|Tipiracil||Thymidine phosphorylase inhibitor|
|By mouth (tablets)|
Trifluridine/tipiracil (trade name Lonsurf) is a combination drug for the treatment of metastatic colorectal cancer. It is a combination of two active pharmaceutical ingredients: trifluridine, a nucleoside analog, and tipiracil, a thymidine phosphorylase inhibitor. Tipiracil prevents rapid metabolism of trifluridine, increasing the bioavailability of trifluridine.
In the clinical study in 800 patients on which the approval was based, trifluridine/tipiracil plus best supportive care significantly, but modestly reduced tumour progression and deaths as compared to placebo plus best supportive care (88.4% versus 94.4% over the course of the study; progression-free survival was 2.0 versus 1.7 months). Overall survival was also improved (7.1 versus 5.3 months).
Only in vitro interaction studies are available. In these, trifluridine used the concentrative nucleoside transporter 1 (CNT1) and equilibrative nucleoside transporters 1 (ENT1) and 2 (ENT2), and tipiracil was transported by the solute carrier proteins SLC22A2 and SLC47A1. Drugs that interact with these transporters could influence blood plasma concentrations of trifluridine and tipiracil. Trifluridine, being a thymidine phosphorylase inhibitor, could also interact with substrates of this enzyme such as zidovudine.
Mechanism of action
The drug consists of the cytotoxin trifluridine and the thymidine phosphorylase inhibitor (TPI) tipiracil. Trifluridine is incorporated into DNA during DNA synthesis and inhibits tumor cell growth. Trifluridine (TFT) is incorporated into DNA by phosphorylation by thymidylate kinase (TK) to TF-TMP; TF-TMP then covalently binds to tyrosine 146 of the active site of thymidylate synthase (TS) inhibiting the enzyme's activity. TS is vital to the synthesis of DNA because it is an enzyme involved in the synthesis of the deoxynucleotide, thymidine triphosphate (dTTP). Inhibition of TS depletes the cell of dTTP and causes accumulation of deoxyuridine monophosphate (dUMP), which increases the likelihood that uracil gets misincorporated into the DNA. Also, subsequent phosphorylations of TF-TMP cause an increased level of TF-TTP within the cell, which results in it being incorporated into DNA. Even though the exact mechanism of how TFT causes DNA damage is not completely understood, it is hypothesized that the incorporation TF-TTP in DNA leads to DNA strand break formation.
Tipiracil prevents the degradation of trifluridine via thymidine phosphorylase (TP) when taken orally and also has antiangiogenic properties.
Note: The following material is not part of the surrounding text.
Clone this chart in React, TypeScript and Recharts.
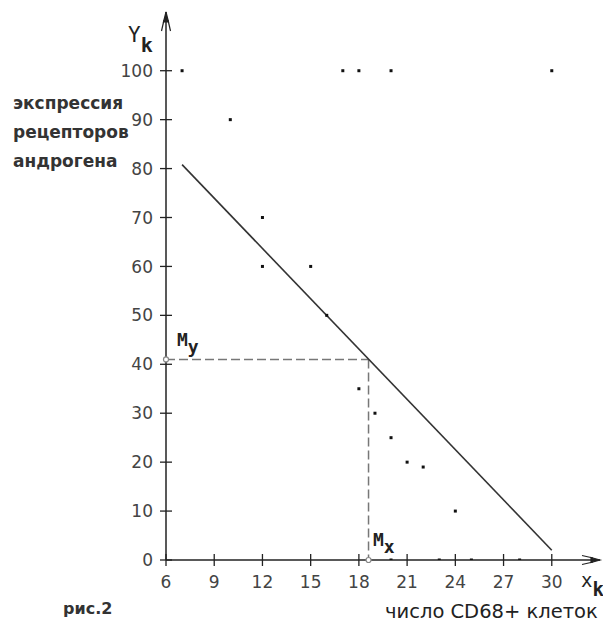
import React from "react";
import { ScatterChart, Scatter, XAxis, YAxis, ReferenceLine, ReferenceDot } from "recharts";

// число CD68+ клеток (x) / экспрессия рецепторов андрогена (y)
const cellsX = [7, 10, 12, 12, 15, 16, 17, 18, 20, 30, 18, 19, 20, 21, 22, 24, 20, 23, 25, 28];
const exprY = [100, 90, 70, 60, 60, 50, 100, 100, 100, 100, 35, 30, 25, 20, 19, 10, 0, 0, 0, 0];

// regression line ends
const lineX = [7, 30];
const lineY = [80.8, 2];

// means
const meanX = 18.6;
const meanY = 41;

const xTicks = [6, 9, 12, 15, 18, 21, 24, 27, 30];
const yTicks = [0, 10, 20, 30, 40, 50, 60, 70, 80, 90, 100];
const xDomain = [6, 33];
const yDomain = [0, 112];

const points = cellsX.map((x, i) => ({ x, y: exprY[i] }));

const AX = "#222";
const TXT = "#444";
const TICK_FONT = "'DejaVu Sans', sans-serif";

const YTick = (props: any) => {
  const { x, y, payload } = props;
  const axisX = x + 13;
  return (
    <g>
      <line x1={axisX} x2={axisX + 6} y1={y} y2={y} stroke={AX} strokeWidth={1.3} />
      <text x={x} y={y} dy="0.36em" textAnchor="end" fontFamily={TICK_FONT} fontSize={17} fill={TXT}>
        {payload.value}
      </text>
    </g>
  );
};

const XTick = (props: any) => {
  const { x, y, payload } = props;
  const axisY = y - 16;
  return (
    <g>
      <line x1={x} x2={x} y1={axisY} y2={axisY - 6} stroke={AX} strokeWidth={1.3} />
      <text x={x} y={y} dy="0.72em" textAnchor="middle" fontFamily={TICK_FONT} fontSize={17} fill={TXT}>
        {payload.value}
      </text>
    </g>
  );
};

const Dot = (props: any) => {
  const { cx, cy } = props;
  return <rect x={cx - 1.5} y={cy - 1.5} width={3} height={3} fill="#111" />;
};

const UpArrow = (props: any) => {
  const { cx, cy } = props;
  return (
    <g stroke={AX} fill={AX} strokeWidth={1.2}>
      <path d={`M${cx} ${cy} L${cx - 2.5} ${cy + 10} L${cx + 2.5} ${cy + 10} Z`} />
      <path d={`M${cx - 2} ${cy + 8} L${cx - 4.5} ${cy + 19}`} fill="none" />
      <path d={`M${cx + 2} ${cy + 8} L${cx + 4.5} ${cy + 19}`} fill="none" />
    </g>
  );
};

const RightArrow = (props: any) => {
  const { cx, cy } = props;
  return (
    <g stroke={AX} fill={AX} strokeWidth={1.2}>
      <path d={`M${cx} ${cy} L${cx - 9} ${cy - 2.5} L${cx - 9} ${cy + 2.5} Z`} />
      <path d={`M${cx - 7} ${cy - 2} L${cx - 18} ${cy - 4.5}`} fill="none" />
      <path d={`M${cx - 7} ${cy + 2} L${cx - 18} ${cy + 4.5}`} fill="none" />
    </g>
  );
};

const W = 600;
const H = 616;

export default function App() {
  return (
    <div style={{ position: "relative", width: W, height: H, background: "#fff" }}>
      <ScatterChart width={W} height={H} margin={{ top: 4, right: 8, bottom: 34, left: 98 }}>
        <XAxis
          type="number"
          dataKey="x"
          domain={xDomain}
          ticks={xTicks}
          allowDataOverflow
          height={30}
          tickSize={6}
          tickMargin={10}
          tick={<XTick />}
          axisLine={{ stroke: AX, strokeWidth: 1.5 }}
          tickLine={{ stroke: AX, strokeWidth: 1.3 }}
        />
        <YAxis
          type="number"
          dataKey="y"
          domain={yDomain}
          ticks={yTicks}
          allowDataOverflow
          width={60}
          tickSize={6}
          tickMargin={7}
          tick={<YTick />}
          axisLine={{ stroke: AX, strokeWidth: 1.5 }}
          tickLine={{ stroke: AX, strokeWidth: 1.3 }}
        />
        <ReferenceLine
          segment={[{ x: xDomain[0], y: meanY }, { x: meanX, y: meanY }]}
          stroke="#777"
          strokeWidth={1.5}
          strokeDasharray="9 4"
        />
        <ReferenceLine
          segment={[{ x: meanX, y: meanY }, { x: meanX, y: 0 }]}
          stroke="#777"
          strokeWidth={1.5}
          strokeDasharray="9 4"
        />
        <ReferenceLine
          segment={[{ x: lineX[0], y: lineY[0] }, { x: lineX[1], y: lineY[1] }]}
          stroke="#333"
          strokeWidth={1.6}
        />
        <Scatter data={points} shape={<Dot />} isAnimationActive={false} />
        <ReferenceDot x={xDomain[0]} y={meanY} r={2.5} fill="#fff" stroke="#888" strokeWidth={1.2} />
        <ReferenceDot x={meanX} y={0} r={2.5} fill="#fff" stroke="#888" strokeWidth={1.2} />
        <ReferenceDot x={xDomain[0]} y={yDomain[1]} shape={<UpArrow />} />
        <ReferenceDot x={xDomain[1]} y={yDomain[0]} shape={<RightArrow />} />
      </ScatterChart>
      <svg
        width={W}
        height={H}
        style={{ position: "absolute", left: 0, top: 0, pointerEvents: "none" }}
      >
        <g fontFamily="'DejaVu Sans Mono', monospace" fill="#222">
          <text x={120} y={34} fontSize={21}>
            Y<tspan dy={10} fontWeight="bold" fontSize={20}>k</tspan>
          </text>
          <text x={169} y={338} fontSize={18} fontWeight="bold">
            M<tspan dy={7}>y</tspan>
          </text>
          <text x={365} y={538} fontSize={18} fontWeight="bold">
            M<tspan dy={7}>x</tspan>
          </text>
          <text x={573} y={579} fontSize={19}>
            x<tspan dy={9} fontWeight="bold">k</tspan>
          </text>
        </g>
        <g fontFamily="'DejaVu Sans', sans-serif" fill="#333" fontWeight="bold" fontSize={17}>
          <text x={5} y={101}>экспрессия</text>
          <text x={5} y={130}>рецепторов</text>
          <text x={5} y={159}>андрогена</text>
          <text x={55} y={606} fontSize={16}>рис.2</text>
        </g>
        <text x={377} y={610} fontFamily="'DejaVu Sans', sans-serif" fontSize={19.5} fill="#222">
          число CD68+ клеток
        </text>
      </svg>
    </div>
  );
}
Not only has thymidine phosphorylase been shown to be identical to platelet-derived endothelial cell growth factor (PD-ECGF), which is an endogenous factor involved in the formation of new vasculature, but also the products of the enzyme may contribute to the stimulation of endothelial cell chemotaxis.
Since the synthesis of 5-fluorouracil (5-FU) in 1957, fluoropyrimidines have been a useful tool in the treatment of many types of cancer. Due to the drawbacks of 5-FU therapy, such as having to be administered over long periods of time via intravenous infusion and the development of resistance in tumors, more convenient and efficacious fluoropyrimidine therapy has been desired. The fluoropyrimidine component of this drug, trifluridine, was first synthesized in 1964 by Heidelberger et al. By the late 1960s, Phase I and Phase II clinical trials of intravenous trifluridine alone initially proved to be disappointing. Its pharmacokinetic profile during these clinical trials showed that the drug exhibited a very short half-life while in serum (12 minutes post-injection). In response to its pharmacokinetic properties, adjustments in the dosing regimen demonstrated significant therapeutic benefits in patients with breast cancer and colon cancer; with this new regimen, doses would be given every three hours to total a daily amount of 2.5 mg/kg/day for 8 to 13 days, and as a result, eight out of 23 breast cancer patients were reported to have a therapeutic response while one in six patients with colon cancer showed a near complete response to therapy. Success of trifluridine as an effective anti-cancer agent was short lived, however, due to rapid tumor recurrence upon regression of therapy. Trifluridine therapy in oncology was thus halted.
Researchers later found out that trifluridine, when taken orally, was broken down into the inactive metabolites 5-trifluoromethyluracil and 5-trifluoromethyl-2,4(1H,3,H)-pyrimidinedione (FTY) during its extensive first pass metabolism in the liver via the enzyme thymidine phosphorylase. It was then hypothesized that orally administered FTD concentrations could be increased and maintained if the drug was given with a thymidine phosphorylase inhibitor.